A project by Isidro Blasco
Virginia Frieyro
Montserrat Gómez Osuna
Din Matamoro
Teresa Moro
Sandra Rein
Luis Salaberría
On the Table brings together a series of ceramics, designed by Isidro Blasco and made in traditional ovens, on which six artists have intervened. It is an ongoing project that launched with The Table Project in 2020.
ON THE TABLE derives from Isidro Blasco’s The Table Project. The artist launched The Table Project in 2020, on his return from New York. It emerged from his reencounter with the craft tradition that he had grown up in and the work of his parents, the ceramists Arcadio Blasco and Carmen Perujo, who founded the legendary “La Mina” workshop in Majadahonda back in the sixties.
The idea behind the first exhibition was to reproduce some original table designs from the fifties, with the aim of fitting out the Arcadio Blasco House-Workshop studio in Mutxamel (Alacant, Spain) and thereby preserving its legacy. During progress on the project, the enormous potential of traditional ceramic design and production processes in relation to more contemporary works became evident. Thus, The Table Project turned into a meeting point for different artists, who reinterpreted the original designs and produced their own pieces.
ON THE TABLE rbrings a group of artists together once again around the theme of ceramics, this time taking pottery as its starting point. Shapes designed by Isidro Blasco and turned by Juan Carlos Fernández – a potter from Puente del Arzobispo who belongs to the 6th generation of artisans – provide the best blank canvas, a series of differently shaped and sized ceramics fired at a temperature of 1,000ºC and finished with transparent and opaque glazes, ready for each artist to act on.

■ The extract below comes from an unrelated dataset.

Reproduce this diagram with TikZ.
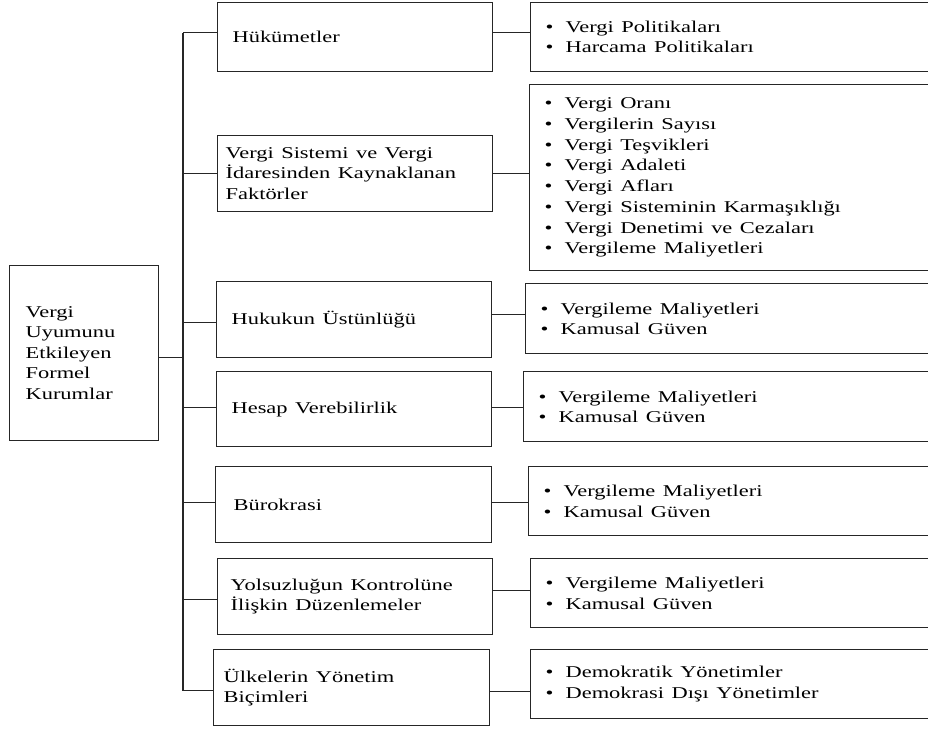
\documentclass[tikz,border=0pt]{standalone}
\usepackage{fontspec}
\usepackage{graphicx}
\setmainfont{Liberation Serif}
% the lettering is set wide: every line is stretched horizontally
\newcommand\wide[1]{\scalebox{1.36}[1]{#1}}
\newcommand\bul[1]{\makebox[20pt][l]{\wide{\textbullet}}\wide{#1}}
\begin{document}
\begin{tikzpicture}[x=1pt,y=-1pt,
  frame/.style={draw=black!85, line width=1.2pt, rectangle, anchor=north west,
    align=left, inner ysep=0pt, font=\fontsize{16.5}{20.5}\selectfont},
  mid/.style={frame, minimum width=275pt},
  side/.style={frame, minimum width=500pt, inner xsep=15pt, text width=470pt},
  link/.style={draw=black!85, line width=1.2pt}]
\fill[white] (0,0) rectangle (928,729);
\useasboundingbox (0,0) rectangle (928,729);
\clip (0,0) rectangle (928,729);

% root box
\node[frame, minimum width=149pt, minimum height=175pt, inner xsep=16pt, text width=117pt]
  (L) at (9,265) {\wide{Vergi}\\\wide{Uyumunu}\\\wide{Etkileyen}\\\wide{Formel}\\\wide{Kurumlar}};

% middle column
\node[mid, minimum height=69pt, inner xsep=15pt, text width=245pt] (A) at (217,2) {\wide{Hükümetler}};
\node[mid, minimum height=76pt, inner xsep=8pt, text width=259pt] (B) at (217,135)
  {\wide{Vergi Sistemi ve Vergi}\\\wide{İdaresinden Kaynaklanan}\\\wide{Faktörler}};
\node[mid, minimum height=76pt, inner xsep=15pt, text width=245pt] (C) at (216,281) {\wide{Hukukun Üstünlüğü}};
\node[mid, minimum height=75pt, inner xsep=15pt, text width=245pt] (D) at (216,371) {\wide{Hesap Verebilirlik}};
\node[mid, minimum width=276pt, minimum height=76pt, inner xsep=18pt, text width=240pt] (E) at (215,466) {\wide{Bürokrasi}};
\node[mid, minimum height=76pt, inner xsep=13pt, text width=249pt] (F) at (217,558)
  {\wide{Yolsuzluğun Kontrolüne}\\\wide{İlişkin Düzenlemeler}};
\node[mid, minimum width=276pt, minimum height=76pt, inner xsep=10pt, text width=256pt] (G) at (213,649)
  {\wide{Ülkelerin Yönetim}\\\wide{Biçimleri}};

% right column
\node[side, minimum height=69pt] (RA) at (530,2)
  {\bul{Vergi Politikaları}\\\bul{Harcama Politikaları}};
\node[side, minimum height=186pt, font=\fontsize{16.5}{20.7}\selectfont] (RB) at (529,84)
  {\bul{Vergi Oranı}\\\bul{Vergilerin Sayısı}\\\bul{Vergi Teşvikleri}\\\bul{Vergi Adaleti}\\
   \bul{Vergi Afları}\\\bul{Vergi Sisteminin Karmaşıklığı}\\\bul{Vergi Denetimi ve Cezaları}\\
   \bul{Vergileme Maliyetleri}};
\node[side, minimum height=70pt] (RC) at (525,283)
  {\bul{Vergileme Maliyetleri}\\\bul{Kamusal Güven}};
\node[side, minimum height=70pt] (RD) at (523,371)
  {\bul{Vergileme Maliyetleri}\\\bul{Kamusal Güven}};
\node[side, minimum height=69pt] (RE) at (528,466)
  {\bul{Vergileme Maliyetleri}\\\bul{Kamusal Güven}};
\node[side, minimum height=69pt] (RF) at (530,558)
  {\bul{Vergileme Maliyetleri}\\\bul{Kamusal Güven}};
\node[side, minimum height=69pt] (RG) at (530,649)
  {\bul{Demokratik Yönetimler}\\\bul{Demokrasi Dışı Yönetimler}};

% trunk and connectors
\coordinate (trunk) at (183,0);
\draw[link] ([yshift=4.5pt]A.west -| trunk) -- ([yshift=-3pt]G.west -| trunk);
\draw[link] ([yshift=-4.5pt]L.east) -- ([yshift=-4.5pt]L.east -| trunk);
\foreach \n/\ls/\rs in {A/4.5/4.5, B/0/0, C/-3/5, D/1.5/1.5, E/2/2, F/-3/6, G/-3/-4} {
  \draw[link] ([yshift=\ls pt]\n.west) -- ([yshift=\ls pt]\n.west -| trunk);
  \draw[link] ([yshift=\rs pt]\n.east) -- ([yshift=\rs pt]\n.east -| R\n.west);
}
\end{tikzpicture}
\end{document}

Virginia Frieyro, Montserrat Gómez Osuna, Din Matamoro, Teresa Moro, Sandra Rein and Luis Salaberría have worked on a variety of ceramic formats, interpreting them to create their own collections.
The installation in MARCO’s A3 Gallery reflects the project’s origins by including several wooden structures at the end of the gallery functioning as displays for the ceramics and at the same time being copies of similar ones built by Arcadio Blasco in the fifties.